Exercise task: Reproduce the records below in full and without edits, omitting images.

Records shown:
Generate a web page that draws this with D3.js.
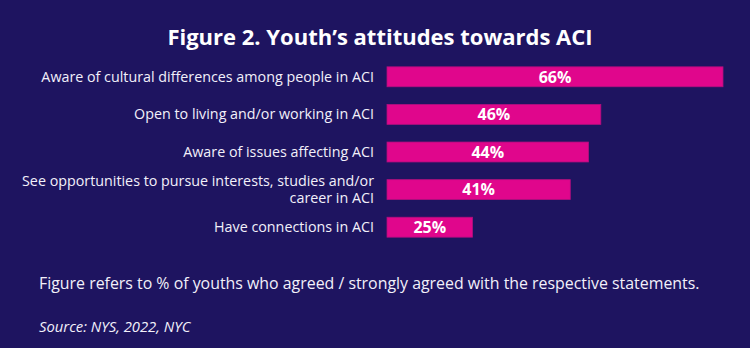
<!DOCTYPE html>
<html><head><meta charset="utf-8">
<script src="https://cdn.jsdelivr.net/npm/d3@7"></script>
<style>html,body{margin:0;padding:0;background:#1e1460;}svg{display:block;}</style>
</head><body>
<svg id="c" width="750" height="348"></svg>
<script>
const categories = [
  ["Aware of cultural differences among people in ACI"],
  ["Open to living and/or working in ACI"],
  ["Aware of issues affecting ACI"],
  ["See opportunities to pursue interests, studies and/or", "career in ACI"],
  ["Have connections in ACI"]
];
const values = [66, 46, 44, 41, 25];
const valueLabels = ["66%", "46%", "44%", "41%", "25%"];
const title = "Figure 2. Youth\u2019s attitudes towards ACI";
const note = "Figure refers to % of youths who agreed / strongly agreed with the respective statements.";
const source = "Source: NYS, 2022, NYC";

const svg = d3.select("#c");
const W = 750, H = 348;
svg.append("rect").attr("width", W).attr("height", H).attr("fill", "#1e1460");

const font = "'Open Sans', 'Noto Sans', sans-serif";

svg.append("text").attr("x", 380).attr("y", 45).attr("text-anchor", "middle")
  .attr("fill", "#ffffff").attr("font-family", font).attr("font-weight", 700)
  .attr("font-size", 22).text(title);

const idx = d3.range(values.length);
const y = d3.scaleBand().domain(idx).range([58, 246]).paddingInner(0.47).paddingOuter(0.235);
const x = d3.scaleLinear().domain([11, 66]).range([387, 723]);

const g = svg.append("g");
g.selectAll("rect.bar").data(idx).join("rect").attr("class", "bar")
  .attr("x", x(11)).attr("y", i => y(i)).attr("width", i => x(values[i]) - x(11))
  .attr("height", y.bandwidth()).attr("fill", "#e0068c")
  .attr("stroke", "#b0107e").attr("stroke-width", 0.8);

g.selectAll("text.val").data(idx).join("text").attr("class", "val")
  .attr("x", i => (x(11) + x(values[i])) / 2).attr("y", i => y(i) + y.bandwidth() / 2)
  .attr("dy", "0.36em").attr("text-anchor", "middle").attr("fill", "#ffffff")
  .attr("font-family", font).attr("font-weight", 700).attr("font-size", 16)
  .text(i => valueLabels[i]);

const lab = g.selectAll("text.lab").data(idx).join("text").attr("class", "lab")
  .attr("text-anchor", "end").attr("fill", "#f2f0fa").attr("font-family", font)
  .attr("font-size", 14.3);
lab.each(function(i) {
  const lines = categories[i];
  const cy = y(i) + y.bandwidth() / 2;
  const lh = 17.5;
  d3.select(this).selectAll("tspan").data(lines).join("tspan")
    .attr("x", 374)
    .attr("y", (d, k) => cy + (k - (lines.length - 1) / 2) * lh)
    .attr("dy", "0.35em").text(d => d);
});

svg.append("text").attr("x", 39).attr("y", 289).attr("fill", "#f2f0fa")
  .attr("font-family", font).attr("font-size", 15.9).text(note);
svg.append("text").attr("x", 39).attr("y", 332).attr("fill", "#f2f0fa")
  .attr("font-family", font).attr("font-style", "italic").attr("font-size", 14.8).text(source);
</script>
</body></html>
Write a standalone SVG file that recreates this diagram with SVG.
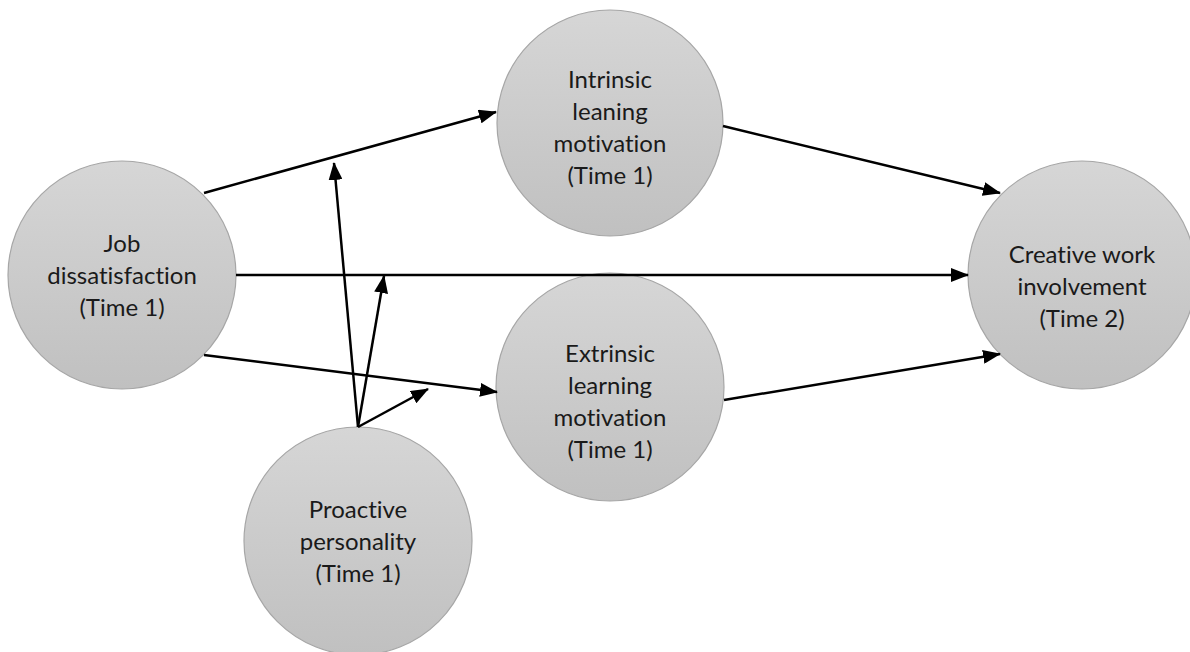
<svg xmlns="http://www.w3.org/2000/svg" width="1190" height="652" viewBox="0 0 1190 652">
<defs>
<linearGradient id="g" x1="0" y1="0" x2="0" y2="1">
<stop offset="0" stop-color="#d6d6d6"/>
<stop offset="1" stop-color="#c0c0c0"/>
</linearGradient>
<marker id="ah" markerUnits="userSpaceOnUse" markerWidth="18" markerHeight="14" refX="17" refY="7" orient="auto">
<path d="M0,0 L18,7 L0,14 Z" fill="#000"/>
</marker>
</defs>
<style>
.n{fill:url(#g);stroke:#a6a6a6;stroke-width:1.2}
.t{font-family:Lato,"Open Sans",sans-serif;font-size:24px;fill:#1a1a1a;text-anchor:middle;font-variant-ligatures:none;font-feature-settings:"liga" 0}
.c{stroke:#000;stroke-width:2.5;fill:none;marker-end:url(#ah)}
</style>
<rect width="1190" height="652" fill="#fff"/>
<g id="job">
<circle class="n" cx="122" cy="275" r="114"/>
<text class="t" x="122" y="252">Job</text>
<text class="t" x="122" y="284">dissatisfaction</text>
<text class="t" x="122" y="316">(Time 1)</text>
</g>
<g id="intrinsic">
<circle class="n" cx="610" cy="123" r="113"/>
<text class="t" x="610" y="88">Intrinsic</text>
<text class="t" x="610" y="120">leaning</text>
<text class="t" x="610" y="152">motivation</text>
<text class="t" x="610" y="184">(Time 1)</text>
</g>
<g id="extrinsic">
<circle class="n" cx="610" cy="387" r="114"/>
<text class="t" x="610" y="362">Extrinsic</text>
<text class="t" x="610" y="394">learning</text>
<text class="t" x="610" y="426">motivation</text>
<text class="t" x="610" y="458">(Time 1)</text>
</g>
<g id="creative">
<circle class="n" cx="1082" cy="275" r="114"/>
<text class="t" x="1082" y="263">Creative work</text>
<text class="t" x="1082" y="295">involvement</text>
<text class="t" x="1082" y="327">(Time 2)</text>
</g>
<g id="proactive">
<circle class="n" cx="358" cy="541" r="114"/>
<text class="t" x="358" y="518">Proactive</text>
<text class="t" x="358" y="550">personality</text>
<text class="t" x="358" y="582">(Time 1)</text>
</g>
<g id="connectors">
<line class="c" x1="204" y1="193" x2="496" y2="112"/>
<line class="c" x1="236" y1="275" x2="968" y2="275"/>
<line class="c" x1="204" y1="355" x2="497" y2="392"/>
<line class="c" x1="723" y1="126" x2="1000" y2="193"/>
<line class="c" x1="724" y1="400" x2="1000" y2="354"/>
<line class="c" x1="358" y1="427" x2="334" y2="163"/>
<line class="c" x1="358" y1="427" x2="384" y2="276"/>
<line class="c" x1="358" y1="427" x2="428" y2="389"/>
</g>
</svg>
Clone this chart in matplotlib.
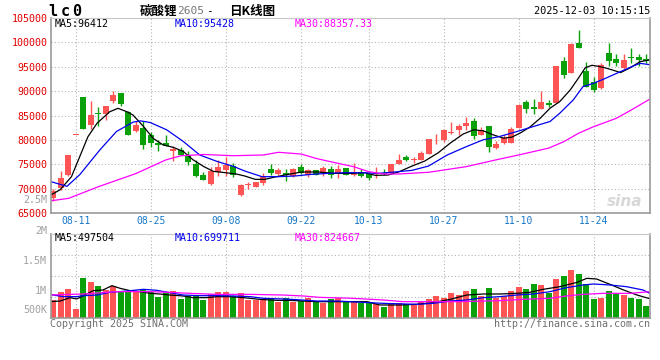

Exercise output:
Generate a web page that draws this with D3.js.
<!DOCTYPE html>
<html><head><meta charset="utf-8">
<script src="https://cdn.jsdelivr.net/npm/d3@7"></script>
<style>html,body{margin:0;padding:0;background:#1e1460;}svg{display:block;}</style>
</head><body>
<svg id="c" width="750" height="348"></svg>
<script>
const categories = [
  ["Aware of cultural differences among people in ACI"],
  ["Open to living and/or working in ACI"],
  ["Aware of issues affecting ACI"],
  ["See opportunities to pursue interests, studies and/or", "career in ACI"],
  ["Have connections in ACI"]
];
const values = [66, 46, 44, 41, 25];
const valueLabels = ["66%", "46%", "44%", "41%", "25%"];
const title = "Figure 2. Youth\u2019s attitudes towards ACI";
const note = "Figure refers to % of youths who agreed / strongly agreed with the respective statements.";
const source = "Source: NYS, 2022, NYC";

const svg = d3.select("#c");
const W = 750, H = 348;
svg.append("rect").attr("width", W).attr("height", H).attr("fill", "#1e1460");

const font = "'Open Sans', 'Noto Sans', sans-serif";

svg.append("text").attr("x", 380).attr("y", 45).attr("text-anchor", "middle")
  .attr("fill", "#ffffff").attr("font-family", font).attr("font-weight", 700)
  .attr("font-size", 22).text(title);

const idx = d3.range(values.length);
const y = d3.scaleBand().domain(idx).range([58, 246]).paddingInner(0.47).paddingOuter(0.235);
const x = d3.scaleLinear().domain([11, 66]).range([387, 723]);

const g = svg.append("g");
g.selectAll("rect.bar").data(idx).join("rect").attr("class", "bar")
  .attr("x", x(11)).attr("y", i => y(i)).attr("width", i => x(values[i]) - x(11))
  .attr("height", y.bandwidth()).attr("fill", "#e0068c")
  .attr("stroke", "#b0107e").attr("stroke-width", 0.8);

g.selectAll("text.val").data(idx).join("text").attr("class", "val")
  .attr("x", i => (x(11) + x(values[i])) / 2).attr("y", i => y(i) + y.bandwidth() / 2)
  .attr("dy", "0.36em").attr("text-anchor", "middle").attr("fill", "#ffffff")
  .attr("font-family", font).attr("font-weight", 700).attr("font-size", 16)
  .text(i => valueLabels[i]);

const lab = g.selectAll("text.lab").data(idx).join("text").attr("class", "lab")
  .attr("text-anchor", "end").attr("fill", "#f2f0fa").attr("font-family", font)
  .attr("font-size", 14.3);
lab.each(function(i) {
  const lines = categories[i];
  const cy = y(i) + y.bandwidth() / 2;
  const lh = 17.5;
  d3.select(this).selectAll("tspan").data(lines).join("tspan")
    .attr("x", 374)
    .attr("y", (d, k) => cy + (k - (lines.length - 1) / 2) * lh)
    .attr("dy", "0.35em").text(d => d);
});

svg.append("text").attr("x", 39).attr("y", 289).attr("fill", "#f2f0fa")
  .attr("font-family", font).attr("font-size", 15.9).text(note);
svg.append("text").attr("x", 39).attr("y", 332).attr("fill", "#f2f0fa")
  .attr("font-family", font).attr("font-style", "italic").attr("font-size", 14.8).text(source);
</script>
</body></html>
Write a standalone SVG file that recreates this diagram with SVG.
<svg xmlns="http://www.w3.org/2000/svg" width="1190" height="652" viewBox="0 0 1190 652">
<defs>
<linearGradient id="g" x1="0" y1="0" x2="0" y2="1">
<stop offset="0" stop-color="#d6d6d6"/>
<stop offset="1" stop-color="#c0c0c0"/>
</linearGradient>
<marker id="ah" markerUnits="userSpaceOnUse" markerWidth="18" markerHeight="14" refX="17" refY="7" orient="auto">
<path d="M0,0 L18,7 L0,14 Z" fill="#000"/>
</marker>
</defs>
<style>
.n{fill:url(#g);stroke:#a6a6a6;stroke-width:1.2}
.t{font-family:Lato,"Open Sans",sans-serif;font-size:24px;fill:#1a1a1a;text-anchor:middle;font-variant-ligatures:none;font-feature-settings:"liga" 0}
.c{stroke:#000;stroke-width:2.5;fill:none;marker-end:url(#ah)}
</style>
<rect width="1190" height="652" fill="#fff"/>
<g id="job">
<circle class="n" cx="122" cy="275" r="114"/>
<text class="t" x="122" y="252">Job</text>
<text class="t" x="122" y="284">dissatisfaction</text>
<text class="t" x="122" y="316">(Time 1)</text>
</g>
<g id="intrinsic">
<circle class="n" cx="610" cy="123" r="113"/>
<text class="t" x="610" y="88">Intrinsic</text>
<text class="t" x="610" y="120">leaning</text>
<text class="t" x="610" y="152">motivation</text>
<text class="t" x="610" y="184">(Time 1)</text>
</g>
<g id="extrinsic">
<circle class="n" cx="610" cy="387" r="114"/>
<text class="t" x="610" y="362">Extrinsic</text>
<text class="t" x="610" y="394">learning</text>
<text class="t" x="610" y="426">motivation</text>
<text class="t" x="610" y="458">(Time 1)</text>
</g>
<g id="creative">
<circle class="n" cx="1082" cy="275" r="114"/>
<text class="t" x="1082" y="263">Creative work</text>
<text class="t" x="1082" y="295">involvement</text>
<text class="t" x="1082" y="327">(Time 2)</text>
</g>
<g id="proactive">
<circle class="n" cx="358" cy="541" r="114"/>
<text class="t" x="358" y="518">Proactive</text>
<text class="t" x="358" y="550">personality</text>
<text class="t" x="358" y="582">(Time 1)</text>
</g>
<g id="connectors">
<line class="c" x1="204" y1="193" x2="496" y2="112"/>
<line class="c" x1="236" y1="275" x2="968" y2="275"/>
<line class="c" x1="204" y1="355" x2="497" y2="392"/>
<line class="c" x1="723" y1="126" x2="1000" y2="193"/>
<line class="c" x1="724" y1="400" x2="1000" y2="354"/>
<line class="c" x1="358" y1="427" x2="334" y2="163"/>
<line class="c" x1="358" y1="427" x2="384" y2="276"/>
<line class="c" x1="358" y1="427" x2="428" y2="389"/>
</g>
</svg>
Clone this chart in matplotlib.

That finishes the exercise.